begin
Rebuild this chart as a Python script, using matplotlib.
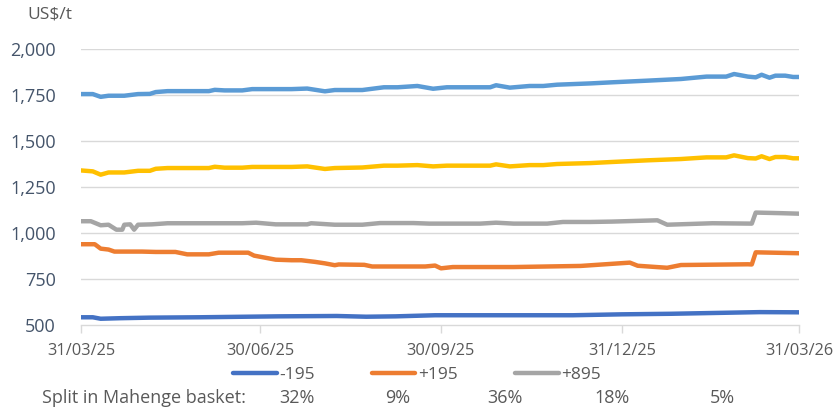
end
begin
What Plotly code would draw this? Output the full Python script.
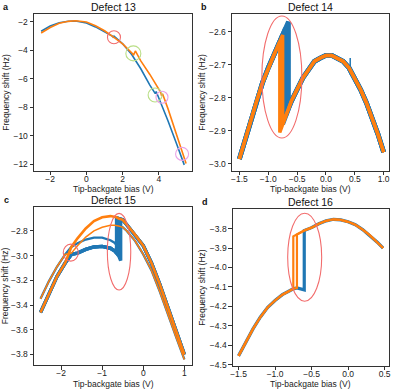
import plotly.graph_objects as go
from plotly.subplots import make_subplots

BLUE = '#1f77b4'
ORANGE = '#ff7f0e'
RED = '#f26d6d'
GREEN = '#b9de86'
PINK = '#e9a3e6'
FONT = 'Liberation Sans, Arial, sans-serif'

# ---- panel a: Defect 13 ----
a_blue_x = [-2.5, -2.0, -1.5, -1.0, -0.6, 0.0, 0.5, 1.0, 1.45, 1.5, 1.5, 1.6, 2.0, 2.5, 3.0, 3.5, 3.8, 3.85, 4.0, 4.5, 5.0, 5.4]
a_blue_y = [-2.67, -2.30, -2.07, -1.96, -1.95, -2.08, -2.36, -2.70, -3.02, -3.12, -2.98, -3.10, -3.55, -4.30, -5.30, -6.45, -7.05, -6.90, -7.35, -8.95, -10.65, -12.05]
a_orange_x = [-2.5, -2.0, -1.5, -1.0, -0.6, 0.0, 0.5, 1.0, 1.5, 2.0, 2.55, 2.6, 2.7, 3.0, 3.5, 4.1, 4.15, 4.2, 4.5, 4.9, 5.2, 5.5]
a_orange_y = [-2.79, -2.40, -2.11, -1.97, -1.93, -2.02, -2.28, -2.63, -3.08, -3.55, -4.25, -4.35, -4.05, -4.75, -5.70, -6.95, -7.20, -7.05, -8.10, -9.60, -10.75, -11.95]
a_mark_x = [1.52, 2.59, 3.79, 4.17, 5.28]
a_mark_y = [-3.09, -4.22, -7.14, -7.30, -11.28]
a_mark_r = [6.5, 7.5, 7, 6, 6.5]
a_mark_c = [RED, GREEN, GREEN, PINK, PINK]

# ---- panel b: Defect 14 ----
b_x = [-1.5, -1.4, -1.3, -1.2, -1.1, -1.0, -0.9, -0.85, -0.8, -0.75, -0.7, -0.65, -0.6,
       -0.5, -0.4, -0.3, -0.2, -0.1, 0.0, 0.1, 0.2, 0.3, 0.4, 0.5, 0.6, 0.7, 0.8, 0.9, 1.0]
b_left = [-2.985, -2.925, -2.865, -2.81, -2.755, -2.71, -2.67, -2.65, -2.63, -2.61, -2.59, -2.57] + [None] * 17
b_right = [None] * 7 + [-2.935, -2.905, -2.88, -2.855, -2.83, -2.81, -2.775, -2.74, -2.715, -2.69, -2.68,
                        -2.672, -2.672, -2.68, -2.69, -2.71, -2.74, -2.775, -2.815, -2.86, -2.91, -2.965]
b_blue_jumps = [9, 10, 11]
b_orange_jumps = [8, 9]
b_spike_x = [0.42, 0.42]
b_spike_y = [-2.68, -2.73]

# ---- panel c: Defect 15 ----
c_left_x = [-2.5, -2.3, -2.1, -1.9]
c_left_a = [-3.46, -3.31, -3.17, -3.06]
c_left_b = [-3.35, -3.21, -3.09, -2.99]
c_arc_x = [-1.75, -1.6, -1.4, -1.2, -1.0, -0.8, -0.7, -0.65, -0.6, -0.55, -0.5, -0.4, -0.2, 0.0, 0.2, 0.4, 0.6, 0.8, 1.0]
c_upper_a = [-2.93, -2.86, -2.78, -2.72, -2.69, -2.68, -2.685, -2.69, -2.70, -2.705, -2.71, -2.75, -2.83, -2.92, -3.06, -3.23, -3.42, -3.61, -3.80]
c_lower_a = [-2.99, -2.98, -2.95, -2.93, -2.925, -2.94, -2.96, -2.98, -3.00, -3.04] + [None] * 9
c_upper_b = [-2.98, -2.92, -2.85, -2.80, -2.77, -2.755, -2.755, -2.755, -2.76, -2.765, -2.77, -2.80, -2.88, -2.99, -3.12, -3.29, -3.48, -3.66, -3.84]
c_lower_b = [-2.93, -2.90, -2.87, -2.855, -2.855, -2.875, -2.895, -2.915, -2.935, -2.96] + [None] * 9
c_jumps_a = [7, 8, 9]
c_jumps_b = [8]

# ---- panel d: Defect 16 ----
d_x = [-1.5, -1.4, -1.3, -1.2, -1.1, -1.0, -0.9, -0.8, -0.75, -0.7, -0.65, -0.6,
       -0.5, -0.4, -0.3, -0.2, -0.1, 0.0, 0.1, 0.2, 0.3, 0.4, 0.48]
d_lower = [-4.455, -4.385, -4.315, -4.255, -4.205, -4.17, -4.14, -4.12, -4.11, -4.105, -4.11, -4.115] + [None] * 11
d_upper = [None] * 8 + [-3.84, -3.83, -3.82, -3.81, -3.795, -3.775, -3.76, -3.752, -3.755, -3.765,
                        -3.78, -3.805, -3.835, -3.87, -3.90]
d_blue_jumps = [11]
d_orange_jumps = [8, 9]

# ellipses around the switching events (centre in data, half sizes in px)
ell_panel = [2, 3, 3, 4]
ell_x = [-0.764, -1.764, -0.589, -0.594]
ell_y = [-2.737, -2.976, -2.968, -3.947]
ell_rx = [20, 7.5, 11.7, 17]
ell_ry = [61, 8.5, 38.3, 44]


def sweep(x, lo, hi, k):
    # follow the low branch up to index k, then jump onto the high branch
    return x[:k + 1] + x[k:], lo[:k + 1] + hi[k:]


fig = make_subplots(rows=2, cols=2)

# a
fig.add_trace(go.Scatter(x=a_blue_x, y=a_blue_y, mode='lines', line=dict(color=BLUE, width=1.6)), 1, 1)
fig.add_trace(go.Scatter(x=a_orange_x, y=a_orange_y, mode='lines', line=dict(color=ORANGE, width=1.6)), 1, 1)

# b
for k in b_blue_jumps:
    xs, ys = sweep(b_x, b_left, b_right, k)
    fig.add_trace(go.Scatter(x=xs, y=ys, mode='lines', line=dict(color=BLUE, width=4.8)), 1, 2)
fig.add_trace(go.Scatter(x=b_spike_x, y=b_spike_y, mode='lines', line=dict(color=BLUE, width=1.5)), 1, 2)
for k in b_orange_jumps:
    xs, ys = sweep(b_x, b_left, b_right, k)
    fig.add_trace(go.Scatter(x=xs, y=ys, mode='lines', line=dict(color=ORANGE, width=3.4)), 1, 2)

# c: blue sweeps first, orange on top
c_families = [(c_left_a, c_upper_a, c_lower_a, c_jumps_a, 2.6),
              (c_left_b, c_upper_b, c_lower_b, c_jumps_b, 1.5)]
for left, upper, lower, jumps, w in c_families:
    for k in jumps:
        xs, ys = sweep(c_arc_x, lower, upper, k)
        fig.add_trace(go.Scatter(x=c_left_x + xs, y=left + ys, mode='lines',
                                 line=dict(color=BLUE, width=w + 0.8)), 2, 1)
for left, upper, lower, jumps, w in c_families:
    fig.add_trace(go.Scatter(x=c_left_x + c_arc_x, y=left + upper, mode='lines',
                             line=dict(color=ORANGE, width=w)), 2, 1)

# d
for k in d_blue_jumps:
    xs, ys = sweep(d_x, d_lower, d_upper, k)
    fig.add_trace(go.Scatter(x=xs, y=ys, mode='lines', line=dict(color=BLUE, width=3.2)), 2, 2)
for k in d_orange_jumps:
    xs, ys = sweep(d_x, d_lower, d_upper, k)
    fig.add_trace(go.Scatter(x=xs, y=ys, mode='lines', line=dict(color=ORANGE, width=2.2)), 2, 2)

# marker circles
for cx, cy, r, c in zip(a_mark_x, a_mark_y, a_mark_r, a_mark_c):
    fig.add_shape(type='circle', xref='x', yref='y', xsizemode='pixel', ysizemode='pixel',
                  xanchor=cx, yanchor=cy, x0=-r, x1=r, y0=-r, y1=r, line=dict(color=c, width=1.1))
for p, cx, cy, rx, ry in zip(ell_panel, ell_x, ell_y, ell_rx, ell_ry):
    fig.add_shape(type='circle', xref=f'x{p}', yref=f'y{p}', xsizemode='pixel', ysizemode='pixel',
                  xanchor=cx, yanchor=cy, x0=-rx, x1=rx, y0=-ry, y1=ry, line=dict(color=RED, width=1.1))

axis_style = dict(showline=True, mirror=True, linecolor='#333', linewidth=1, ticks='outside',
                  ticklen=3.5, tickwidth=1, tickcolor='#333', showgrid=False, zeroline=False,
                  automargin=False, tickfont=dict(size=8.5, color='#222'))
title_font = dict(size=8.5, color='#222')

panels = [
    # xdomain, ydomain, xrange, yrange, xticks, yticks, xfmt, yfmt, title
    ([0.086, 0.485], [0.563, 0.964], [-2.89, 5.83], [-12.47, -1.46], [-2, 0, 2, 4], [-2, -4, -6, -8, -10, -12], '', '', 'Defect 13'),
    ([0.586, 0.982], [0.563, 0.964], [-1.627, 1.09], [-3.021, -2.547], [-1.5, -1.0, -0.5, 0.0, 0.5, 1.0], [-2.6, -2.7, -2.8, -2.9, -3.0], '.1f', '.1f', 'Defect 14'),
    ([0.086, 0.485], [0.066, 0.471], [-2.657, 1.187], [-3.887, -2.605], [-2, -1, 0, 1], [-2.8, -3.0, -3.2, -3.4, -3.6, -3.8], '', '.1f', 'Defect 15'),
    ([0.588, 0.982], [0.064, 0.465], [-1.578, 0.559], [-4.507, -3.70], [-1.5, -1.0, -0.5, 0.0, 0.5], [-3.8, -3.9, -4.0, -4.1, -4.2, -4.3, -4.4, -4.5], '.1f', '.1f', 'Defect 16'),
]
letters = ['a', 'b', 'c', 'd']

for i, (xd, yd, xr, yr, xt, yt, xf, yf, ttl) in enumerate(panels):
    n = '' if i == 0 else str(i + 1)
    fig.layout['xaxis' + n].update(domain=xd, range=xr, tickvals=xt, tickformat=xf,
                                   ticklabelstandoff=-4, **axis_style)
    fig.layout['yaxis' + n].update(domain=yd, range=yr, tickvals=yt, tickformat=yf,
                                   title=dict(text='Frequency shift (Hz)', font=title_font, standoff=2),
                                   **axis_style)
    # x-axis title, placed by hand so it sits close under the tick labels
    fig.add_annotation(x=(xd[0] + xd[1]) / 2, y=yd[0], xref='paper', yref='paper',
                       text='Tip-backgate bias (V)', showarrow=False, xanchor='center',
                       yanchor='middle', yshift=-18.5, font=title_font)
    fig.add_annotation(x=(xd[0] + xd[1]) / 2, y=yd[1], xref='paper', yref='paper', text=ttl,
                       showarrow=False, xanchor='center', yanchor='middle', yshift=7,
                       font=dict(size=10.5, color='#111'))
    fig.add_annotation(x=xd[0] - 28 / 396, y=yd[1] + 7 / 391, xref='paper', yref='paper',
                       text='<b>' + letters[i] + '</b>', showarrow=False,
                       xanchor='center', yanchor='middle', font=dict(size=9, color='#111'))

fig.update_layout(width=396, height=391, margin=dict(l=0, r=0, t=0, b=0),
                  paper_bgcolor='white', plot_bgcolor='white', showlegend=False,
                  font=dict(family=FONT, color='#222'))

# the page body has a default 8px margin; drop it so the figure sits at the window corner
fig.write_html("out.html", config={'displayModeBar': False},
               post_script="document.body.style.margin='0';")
end
AIM OF THE EXERCISE: For the data above, state how many lines contain "Python"; the number is the whole answer.

CORRECT RESULT: 2